**REQUEST**
Each entry here needs to be set down again exactly, please; pictures are left out.

**DATA FOR THE TASK**
▬▬▬

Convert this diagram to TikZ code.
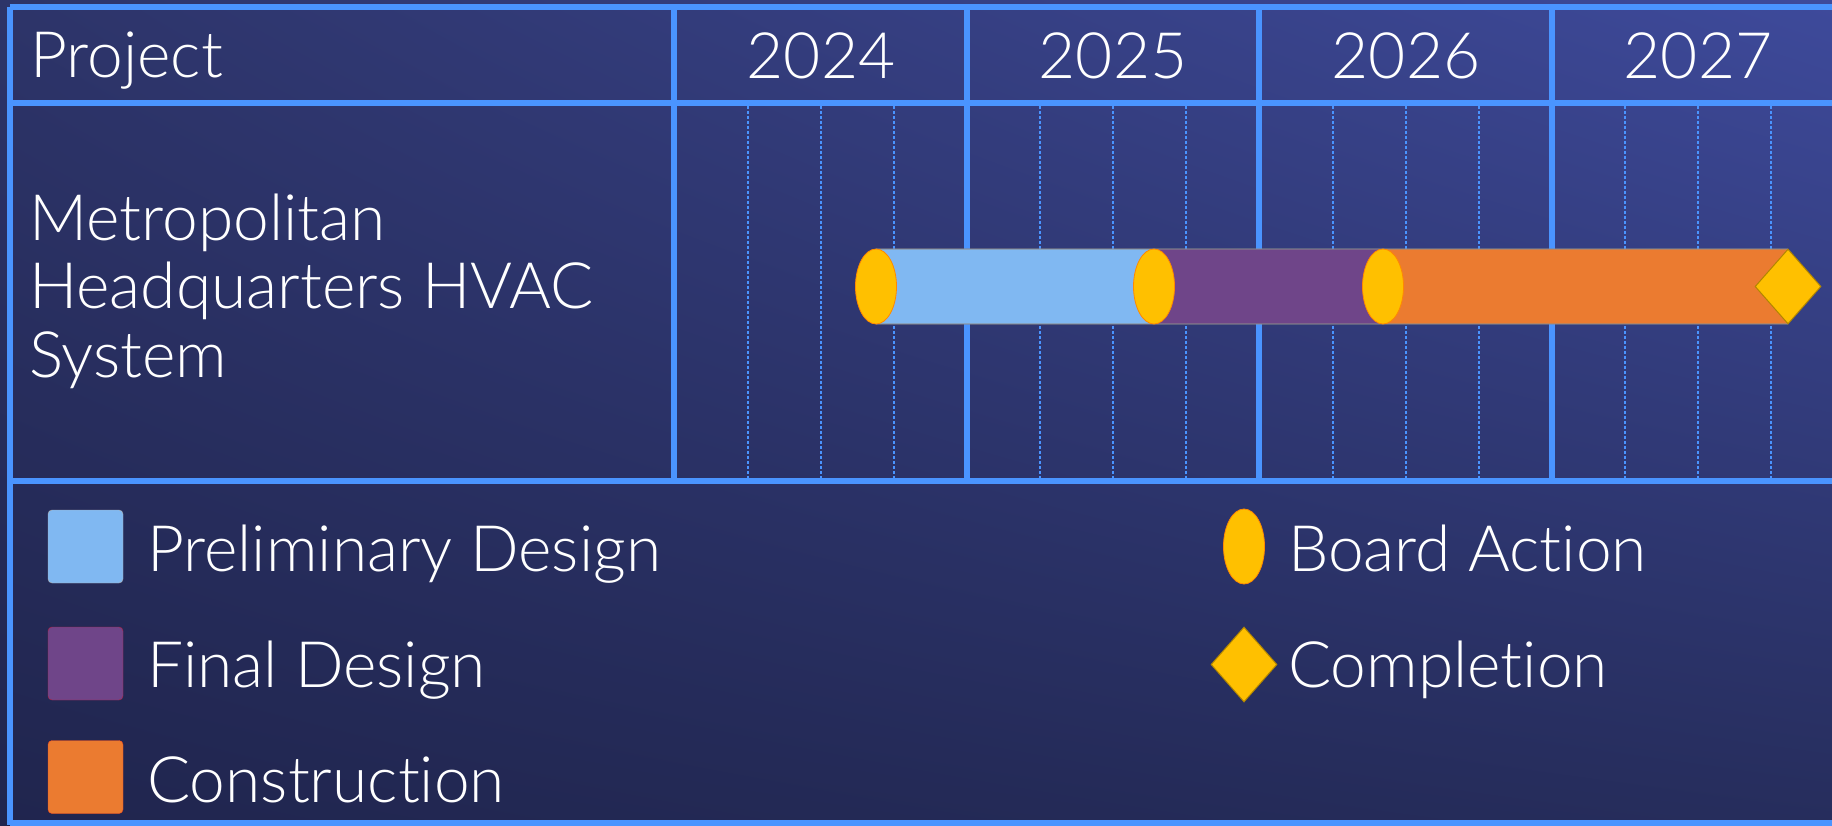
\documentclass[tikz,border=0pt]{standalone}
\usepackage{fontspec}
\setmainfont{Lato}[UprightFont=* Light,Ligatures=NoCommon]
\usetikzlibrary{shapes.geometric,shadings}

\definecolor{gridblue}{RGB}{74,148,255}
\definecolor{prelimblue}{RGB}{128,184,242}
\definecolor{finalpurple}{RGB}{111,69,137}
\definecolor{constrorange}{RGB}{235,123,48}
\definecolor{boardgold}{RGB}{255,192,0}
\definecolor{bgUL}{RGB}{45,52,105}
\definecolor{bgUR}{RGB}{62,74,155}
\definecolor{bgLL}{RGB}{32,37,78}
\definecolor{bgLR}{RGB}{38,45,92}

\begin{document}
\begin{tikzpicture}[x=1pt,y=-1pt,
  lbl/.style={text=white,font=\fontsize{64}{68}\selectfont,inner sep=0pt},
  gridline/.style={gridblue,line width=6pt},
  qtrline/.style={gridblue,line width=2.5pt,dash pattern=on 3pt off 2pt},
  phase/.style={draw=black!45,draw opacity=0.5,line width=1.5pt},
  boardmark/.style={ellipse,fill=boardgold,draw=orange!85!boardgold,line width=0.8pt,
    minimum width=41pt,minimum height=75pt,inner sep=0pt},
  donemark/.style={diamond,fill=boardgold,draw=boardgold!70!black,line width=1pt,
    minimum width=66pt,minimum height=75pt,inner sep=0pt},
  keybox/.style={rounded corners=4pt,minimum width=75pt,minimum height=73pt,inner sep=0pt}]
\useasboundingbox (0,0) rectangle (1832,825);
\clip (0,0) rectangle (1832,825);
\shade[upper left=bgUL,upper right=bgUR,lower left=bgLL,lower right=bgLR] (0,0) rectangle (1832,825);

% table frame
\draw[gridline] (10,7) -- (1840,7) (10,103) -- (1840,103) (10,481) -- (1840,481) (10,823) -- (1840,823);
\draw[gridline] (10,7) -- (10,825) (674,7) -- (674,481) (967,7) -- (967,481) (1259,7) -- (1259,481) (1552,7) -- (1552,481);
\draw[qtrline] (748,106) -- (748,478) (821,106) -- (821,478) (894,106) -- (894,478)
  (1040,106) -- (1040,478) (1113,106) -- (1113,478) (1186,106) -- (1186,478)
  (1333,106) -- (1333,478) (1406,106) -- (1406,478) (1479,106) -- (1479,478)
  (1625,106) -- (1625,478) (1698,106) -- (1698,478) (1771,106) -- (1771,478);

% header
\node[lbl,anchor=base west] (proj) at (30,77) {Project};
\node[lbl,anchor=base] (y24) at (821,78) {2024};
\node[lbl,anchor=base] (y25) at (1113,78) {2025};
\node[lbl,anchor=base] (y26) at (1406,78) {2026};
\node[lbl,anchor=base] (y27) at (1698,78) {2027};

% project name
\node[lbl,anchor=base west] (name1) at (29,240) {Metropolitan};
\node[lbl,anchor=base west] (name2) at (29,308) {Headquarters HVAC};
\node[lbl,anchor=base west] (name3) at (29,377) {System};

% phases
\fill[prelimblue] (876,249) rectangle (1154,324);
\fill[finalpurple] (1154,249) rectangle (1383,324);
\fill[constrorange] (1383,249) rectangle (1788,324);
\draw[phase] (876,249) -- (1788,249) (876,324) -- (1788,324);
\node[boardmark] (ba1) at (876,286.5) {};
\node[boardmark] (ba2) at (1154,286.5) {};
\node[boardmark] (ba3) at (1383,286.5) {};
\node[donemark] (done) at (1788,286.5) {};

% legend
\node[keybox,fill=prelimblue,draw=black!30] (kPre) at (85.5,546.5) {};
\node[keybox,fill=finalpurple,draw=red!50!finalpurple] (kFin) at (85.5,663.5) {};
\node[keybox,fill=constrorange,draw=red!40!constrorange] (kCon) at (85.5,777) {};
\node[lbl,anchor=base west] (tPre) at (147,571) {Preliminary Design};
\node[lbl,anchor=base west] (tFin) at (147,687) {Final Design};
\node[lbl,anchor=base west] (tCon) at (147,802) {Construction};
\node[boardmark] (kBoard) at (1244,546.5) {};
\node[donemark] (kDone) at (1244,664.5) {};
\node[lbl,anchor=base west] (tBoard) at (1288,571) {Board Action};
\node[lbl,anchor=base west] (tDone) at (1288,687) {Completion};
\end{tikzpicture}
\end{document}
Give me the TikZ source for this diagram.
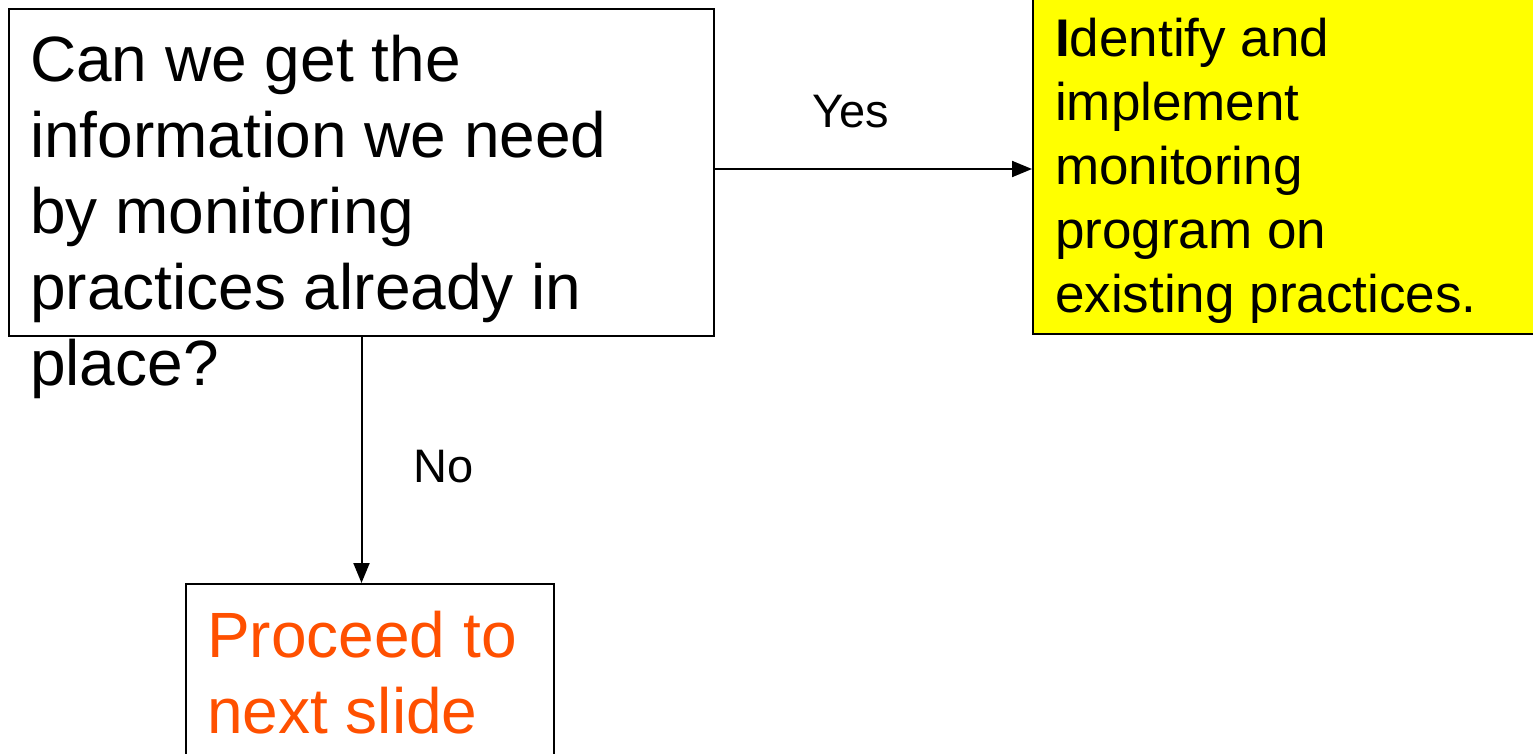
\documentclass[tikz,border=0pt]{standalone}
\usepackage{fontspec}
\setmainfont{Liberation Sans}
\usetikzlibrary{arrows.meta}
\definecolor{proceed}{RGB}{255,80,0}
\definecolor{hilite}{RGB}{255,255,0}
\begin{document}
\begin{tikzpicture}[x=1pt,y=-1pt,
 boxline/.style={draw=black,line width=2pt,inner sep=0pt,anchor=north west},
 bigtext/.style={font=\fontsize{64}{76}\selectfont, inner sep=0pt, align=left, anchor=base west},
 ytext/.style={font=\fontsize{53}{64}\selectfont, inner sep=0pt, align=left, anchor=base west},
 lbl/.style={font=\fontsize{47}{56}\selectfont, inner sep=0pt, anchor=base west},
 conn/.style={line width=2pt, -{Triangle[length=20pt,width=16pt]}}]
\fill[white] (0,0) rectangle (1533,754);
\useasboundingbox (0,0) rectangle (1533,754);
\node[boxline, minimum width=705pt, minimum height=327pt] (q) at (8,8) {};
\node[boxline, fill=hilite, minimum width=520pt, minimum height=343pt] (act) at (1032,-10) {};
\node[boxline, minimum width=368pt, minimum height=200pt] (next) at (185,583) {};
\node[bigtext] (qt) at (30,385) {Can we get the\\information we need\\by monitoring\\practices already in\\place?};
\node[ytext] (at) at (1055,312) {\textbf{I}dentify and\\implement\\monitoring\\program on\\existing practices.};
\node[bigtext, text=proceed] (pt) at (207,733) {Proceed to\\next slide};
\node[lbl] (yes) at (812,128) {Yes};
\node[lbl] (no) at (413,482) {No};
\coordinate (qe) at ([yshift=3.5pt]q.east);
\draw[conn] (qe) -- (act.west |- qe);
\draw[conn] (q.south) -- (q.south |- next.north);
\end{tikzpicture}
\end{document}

▬▬▬

**CORRECT OUTPUT**
Convert this diagram to TikZ code.
\documentclass[tikz,border=0pt]{standalone}
\usepackage{fontspec}
\setmainfont{Lato}[UprightFont=* Light,Ligatures=NoCommon]
\usetikzlibrary{shapes.geometric,shadings}

\definecolor{gridblue}{RGB}{74,148,255}
\definecolor{prelimblue}{RGB}{128,184,242}
\definecolor{finalpurple}{RGB}{111,69,137}
\definecolor{constrorange}{RGB}{235,123,48}
\definecolor{boardgold}{RGB}{255,192,0}
\definecolor{bgUL}{RGB}{45,52,105}
\definecolor{bgUR}{RGB}{62,74,155}
\definecolor{bgLL}{RGB}{32,37,78}
\definecolor{bgLR}{RGB}{38,45,92}

\begin{document}
\begin{tikzpicture}[x=1pt,y=-1pt,
  lbl/.style={text=white,font=\fontsize{64}{68}\selectfont,inner sep=0pt},
  gridline/.style={gridblue,line width=6pt},
  qtrline/.style={gridblue,line width=2.5pt,dash pattern=on 3pt off 2pt},
  phase/.style={draw=black!45,draw opacity=0.5,line width=1.5pt},
  boardmark/.style={ellipse,fill=boardgold,draw=orange!85!boardgold,line width=0.8pt,
    minimum width=41pt,minimum height=75pt,inner sep=0pt},
  donemark/.style={diamond,fill=boardgold,draw=boardgold!70!black,line width=1pt,
    minimum width=66pt,minimum height=75pt,inner sep=0pt},
  keybox/.style={rounded corners=4pt,minimum width=75pt,minimum height=73pt,inner sep=0pt}]
\useasboundingbox (0,0) rectangle (1832,825);
\clip (0,0) rectangle (1832,825);
\shade[upper left=bgUL,upper right=bgUR,lower left=bgLL,lower right=bgLR] (0,0) rectangle (1832,825);

% table frame
\draw[gridline] (10,7) -- (1840,7) (10,103) -- (1840,103) (10,481) -- (1840,481) (10,823) -- (1840,823);
\draw[gridline] (10,7) -- (10,825) (674,7) -- (674,481) (967,7) -- (967,481) (1259,7) -- (1259,481) (1552,7) -- (1552,481);
\draw[qtrline] (748,106) -- (748,478) (821,106) -- (821,478) (894,106) -- (894,478)
  (1040,106) -- (1040,478) (1113,106) -- (1113,478) (1186,106) -- (1186,478)
  (1333,106) -- (1333,478) (1406,106) -- (1406,478) (1479,106) -- (1479,478)
  (1625,106) -- (1625,478) (1698,106) -- (1698,478) (1771,106) -- (1771,478);

% header
\node[lbl,anchor=base west] (proj) at (30,77) {Project};
\node[lbl,anchor=base] (y24) at (821,78) {2024};
\node[lbl,anchor=base] (y25) at (1113,78) {2025};
\node[lbl,anchor=base] (y26) at (1406,78) {2026};
\node[lbl,anchor=base] (y27) at (1698,78) {2027};

% project name
\node[lbl,anchor=base west] (name1) at (29,240) {Metropolitan};
\node[lbl,anchor=base west] (name2) at (29,308) {Headquarters HVAC};
\node[lbl,anchor=base west] (name3) at (29,377) {System};

% phases
\fill[prelimblue] (876,249) rectangle (1154,324);
\fill[finalpurple] (1154,249) rectangle (1383,324);
\fill[constrorange] (1383,249) rectangle (1788,324);
\draw[phase] (876,249) -- (1788,249) (876,324) -- (1788,324);
\node[boardmark] (ba1) at (876,286.5) {};
\node[boardmark] (ba2) at (1154,286.5) {};
\node[boardmark] (ba3) at (1383,286.5) {};
\node[donemark] (done) at (1788,286.5) {};

% legend
\node[keybox,fill=prelimblue,draw=black!30] (kPre) at (85.5,546.5) {};
\node[keybox,fill=finalpurple,draw=red!50!finalpurple] (kFin) at (85.5,663.5) {};
\node[keybox,fill=constrorange,draw=red!40!constrorange] (kCon) at (85.5,777) {};
\node[lbl,anchor=base west] (tPre) at (147,571) {Preliminary Design};
\node[lbl,anchor=base west] (tFin) at (147,687) {Final Design};
\node[lbl,anchor=base west] (tCon) at (147,802) {Construction};
\node[boardmark] (kBoard) at (1244,546.5) {};
\node[donemark] (kDone) at (1244,664.5) {};
\node[lbl,anchor=base west] (tBoard) at (1288,571) {Board Action};
\node[lbl,anchor=base west] (tDone) at (1288,687) {Completion};
\end{tikzpicture}
\end{document}
Give me the TikZ source for this diagram.
\documentclass[tikz,border=0pt]{standalone}
\usepackage{fontspec}
\setmainfont{Liberation Sans}
\usetikzlibrary{arrows.meta}
\definecolor{proceed}{RGB}{255,80,0}
\definecolor{hilite}{RGB}{255,255,0}
\begin{document}
\begin{tikzpicture}[x=1pt,y=-1pt,
 boxline/.style={draw=black,line width=2pt,inner sep=0pt,anchor=north west},
 bigtext/.style={font=\fontsize{64}{76}\selectfont, inner sep=0pt, align=left, anchor=base west},
 ytext/.style={font=\fontsize{53}{64}\selectfont, inner sep=0pt, align=left, anchor=base west},
 lbl/.style={font=\fontsize{47}{56}\selectfont, inner sep=0pt, anchor=base west},
 conn/.style={line width=2pt, -{Triangle[length=20pt,width=16pt]}}]
\fill[white] (0,0) rectangle (1533,754);
\useasboundingbox (0,0) rectangle (1533,754);
\node[boxline, minimum width=705pt, minimum height=327pt] (q) at (8,8) {};
\node[boxline, fill=hilite, minimum width=520pt, minimum height=343pt] (act) at (1032,-10) {};
\node[boxline, minimum width=368pt, minimum height=200pt] (next) at (185,583) {};
\node[bigtext] (qt) at (30,385) {Can we get the\\information we need\\by monitoring\\practices already in\\place?};
\node[ytext] (at) at (1055,312) {\textbf{I}dentify and\\implement\\monitoring\\program on\\existing practices.};
\node[bigtext, text=proceed] (pt) at (207,733) {Proceed to\\next slide};
\node[lbl] (yes) at (812,128) {Yes};
\node[lbl] (no) at (413,482) {No};
\coordinate (qe) at ([yshift=3.5pt]q.east);
\draw[conn] (qe) -- (act.west |- qe);
\draw[conn] (q.south) -- (q.south |- next.north);
\end{tikzpicture}
\end{document}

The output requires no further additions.